7. Les articles imprimés sont plus clairement accessibles que ceux qui sont en OA. FAUX.
8. Un journal de qualité majeure comme Nature devrait demander à ses auteurs un paiement équivalent à 15 à 45.000 € si elle devait se convertir au modèle de l’OA. FAUX.
9. Il faut bien que les éditeurs fassent un profit énorme si on veut soutenir l’innovation. FAUX.
10. Les éditeurs doivent détenir les droits d’auteur afin de protéger et garantir l’intégrité des articles scientifiques. FAUX.

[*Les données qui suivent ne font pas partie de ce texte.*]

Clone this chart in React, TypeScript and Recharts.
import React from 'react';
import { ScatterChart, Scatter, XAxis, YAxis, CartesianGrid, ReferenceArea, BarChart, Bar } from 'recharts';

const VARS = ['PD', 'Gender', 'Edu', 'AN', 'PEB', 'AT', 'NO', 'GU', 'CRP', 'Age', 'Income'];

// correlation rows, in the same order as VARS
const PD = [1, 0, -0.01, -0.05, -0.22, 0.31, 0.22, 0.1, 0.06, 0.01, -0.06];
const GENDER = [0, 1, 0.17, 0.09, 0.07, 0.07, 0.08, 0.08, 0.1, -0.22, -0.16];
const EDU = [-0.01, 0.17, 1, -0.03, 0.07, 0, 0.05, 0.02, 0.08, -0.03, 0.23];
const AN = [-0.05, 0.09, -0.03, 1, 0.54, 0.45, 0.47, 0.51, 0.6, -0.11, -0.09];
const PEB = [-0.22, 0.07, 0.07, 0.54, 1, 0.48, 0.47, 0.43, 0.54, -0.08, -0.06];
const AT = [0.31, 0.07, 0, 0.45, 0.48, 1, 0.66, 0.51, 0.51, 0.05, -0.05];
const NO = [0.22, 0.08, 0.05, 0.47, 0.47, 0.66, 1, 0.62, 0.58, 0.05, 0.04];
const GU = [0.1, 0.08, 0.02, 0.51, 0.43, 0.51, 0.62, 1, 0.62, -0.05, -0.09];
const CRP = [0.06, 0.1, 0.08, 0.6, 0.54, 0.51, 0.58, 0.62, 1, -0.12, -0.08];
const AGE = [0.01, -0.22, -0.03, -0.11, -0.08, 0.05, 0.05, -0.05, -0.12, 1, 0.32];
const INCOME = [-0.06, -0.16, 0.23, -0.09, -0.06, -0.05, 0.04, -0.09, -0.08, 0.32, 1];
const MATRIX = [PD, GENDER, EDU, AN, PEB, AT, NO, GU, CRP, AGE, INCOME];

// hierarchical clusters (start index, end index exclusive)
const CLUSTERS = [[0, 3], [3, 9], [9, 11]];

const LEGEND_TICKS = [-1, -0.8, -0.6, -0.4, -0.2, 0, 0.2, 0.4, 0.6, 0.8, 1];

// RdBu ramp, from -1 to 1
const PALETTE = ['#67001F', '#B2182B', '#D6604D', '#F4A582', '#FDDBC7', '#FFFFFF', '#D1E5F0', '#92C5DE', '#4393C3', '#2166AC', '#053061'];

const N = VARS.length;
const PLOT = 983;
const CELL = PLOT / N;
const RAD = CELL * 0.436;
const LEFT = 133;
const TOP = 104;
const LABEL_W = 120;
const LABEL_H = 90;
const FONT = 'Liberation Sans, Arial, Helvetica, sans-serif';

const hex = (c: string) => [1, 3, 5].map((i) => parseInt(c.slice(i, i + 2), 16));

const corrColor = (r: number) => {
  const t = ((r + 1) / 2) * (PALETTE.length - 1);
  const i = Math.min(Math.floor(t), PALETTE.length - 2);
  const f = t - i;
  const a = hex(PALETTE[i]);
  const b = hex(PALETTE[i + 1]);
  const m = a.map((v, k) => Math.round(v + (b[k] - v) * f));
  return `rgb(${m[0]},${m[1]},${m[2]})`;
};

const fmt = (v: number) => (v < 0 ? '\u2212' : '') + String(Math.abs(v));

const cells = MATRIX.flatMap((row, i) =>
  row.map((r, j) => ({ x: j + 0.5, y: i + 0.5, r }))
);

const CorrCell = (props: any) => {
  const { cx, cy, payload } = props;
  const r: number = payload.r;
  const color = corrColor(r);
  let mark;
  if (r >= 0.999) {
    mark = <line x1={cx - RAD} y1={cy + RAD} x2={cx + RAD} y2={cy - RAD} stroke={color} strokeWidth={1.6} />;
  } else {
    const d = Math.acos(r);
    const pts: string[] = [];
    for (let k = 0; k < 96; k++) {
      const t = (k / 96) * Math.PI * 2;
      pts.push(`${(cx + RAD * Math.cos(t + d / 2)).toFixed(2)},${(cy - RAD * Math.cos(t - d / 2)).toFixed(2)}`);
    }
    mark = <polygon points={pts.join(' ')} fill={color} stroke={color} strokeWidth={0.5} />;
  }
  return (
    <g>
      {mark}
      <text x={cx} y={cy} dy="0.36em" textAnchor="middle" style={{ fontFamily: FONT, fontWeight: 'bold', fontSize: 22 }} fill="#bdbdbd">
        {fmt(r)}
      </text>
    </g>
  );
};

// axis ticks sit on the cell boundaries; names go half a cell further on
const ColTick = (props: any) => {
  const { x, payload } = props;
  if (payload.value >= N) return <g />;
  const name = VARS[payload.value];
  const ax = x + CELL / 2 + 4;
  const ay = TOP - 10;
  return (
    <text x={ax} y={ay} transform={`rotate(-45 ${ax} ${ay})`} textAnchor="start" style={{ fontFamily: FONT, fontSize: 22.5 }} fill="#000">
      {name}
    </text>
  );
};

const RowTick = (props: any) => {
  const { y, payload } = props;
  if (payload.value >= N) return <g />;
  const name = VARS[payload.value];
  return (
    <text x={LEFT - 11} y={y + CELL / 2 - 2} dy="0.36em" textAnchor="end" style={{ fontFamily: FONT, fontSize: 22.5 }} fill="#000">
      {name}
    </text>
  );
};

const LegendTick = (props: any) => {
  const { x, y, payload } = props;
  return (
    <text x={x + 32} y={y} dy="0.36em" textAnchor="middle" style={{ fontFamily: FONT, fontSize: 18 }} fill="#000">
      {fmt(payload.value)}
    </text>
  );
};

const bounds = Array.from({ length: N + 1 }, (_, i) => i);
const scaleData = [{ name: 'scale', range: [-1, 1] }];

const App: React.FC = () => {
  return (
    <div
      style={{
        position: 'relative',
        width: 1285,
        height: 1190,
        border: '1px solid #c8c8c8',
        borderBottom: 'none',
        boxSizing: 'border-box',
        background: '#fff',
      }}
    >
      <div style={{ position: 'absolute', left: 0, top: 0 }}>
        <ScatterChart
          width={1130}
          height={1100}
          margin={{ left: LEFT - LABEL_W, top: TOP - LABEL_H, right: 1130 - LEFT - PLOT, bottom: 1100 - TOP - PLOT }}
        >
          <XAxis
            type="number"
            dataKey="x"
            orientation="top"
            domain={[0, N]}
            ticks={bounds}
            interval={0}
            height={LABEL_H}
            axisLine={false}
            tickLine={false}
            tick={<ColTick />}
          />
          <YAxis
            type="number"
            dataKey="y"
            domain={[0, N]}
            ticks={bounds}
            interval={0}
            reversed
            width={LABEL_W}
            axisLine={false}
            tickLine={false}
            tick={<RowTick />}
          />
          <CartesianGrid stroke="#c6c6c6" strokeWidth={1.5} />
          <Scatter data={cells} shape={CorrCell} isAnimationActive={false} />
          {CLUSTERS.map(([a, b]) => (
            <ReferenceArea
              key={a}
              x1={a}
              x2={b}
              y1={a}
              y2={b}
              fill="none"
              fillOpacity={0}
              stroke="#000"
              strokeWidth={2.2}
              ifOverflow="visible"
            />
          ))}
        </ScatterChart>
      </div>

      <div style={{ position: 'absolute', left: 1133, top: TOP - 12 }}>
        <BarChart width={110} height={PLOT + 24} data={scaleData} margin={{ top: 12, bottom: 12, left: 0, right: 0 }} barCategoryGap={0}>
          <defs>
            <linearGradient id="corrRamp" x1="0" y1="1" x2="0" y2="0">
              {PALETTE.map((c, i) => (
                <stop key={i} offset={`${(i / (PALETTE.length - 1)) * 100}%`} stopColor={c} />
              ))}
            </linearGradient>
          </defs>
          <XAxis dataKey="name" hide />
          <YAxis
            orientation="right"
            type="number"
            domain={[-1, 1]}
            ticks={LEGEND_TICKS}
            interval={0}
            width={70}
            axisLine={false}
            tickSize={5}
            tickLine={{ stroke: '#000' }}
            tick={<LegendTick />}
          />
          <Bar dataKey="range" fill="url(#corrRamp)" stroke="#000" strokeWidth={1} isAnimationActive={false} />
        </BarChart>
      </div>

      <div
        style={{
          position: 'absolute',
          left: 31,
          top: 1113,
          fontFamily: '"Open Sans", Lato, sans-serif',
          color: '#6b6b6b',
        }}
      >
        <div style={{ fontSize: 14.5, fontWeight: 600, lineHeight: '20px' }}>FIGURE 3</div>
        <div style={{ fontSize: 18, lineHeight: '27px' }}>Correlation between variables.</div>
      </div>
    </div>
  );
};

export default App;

*Exemple particulièrement choquant: l’article publié par Rudy M. Baum, éditeur en chef de la revue Chemical & Engineering News de la célèbre American Chemical Society (ACS) dans lequel, un comble pour une soi-disant « société savante » qui ne devrait prendre en considération que l’intérêt général, il qualifie la communication scientifique en accès libre de « socialized Science », l’accusant de faire reposer sur l’Etat la totalité du processus de recherche. Il est clair qu’à ses yeux, une science « socialisée » a tous les défauts que permet d’éviter une science privatisée. A voir. Voilà bien des propos déontologiquement inacceptables lorsqu’on connaît les bénéfices engrangés par l’ACS et sa revue, déjà épinglée dans ces lignes dans le passé pour son « cheval de Troie », Author’s Choice, un faux OA où l’éditeur se fait payer deux fois.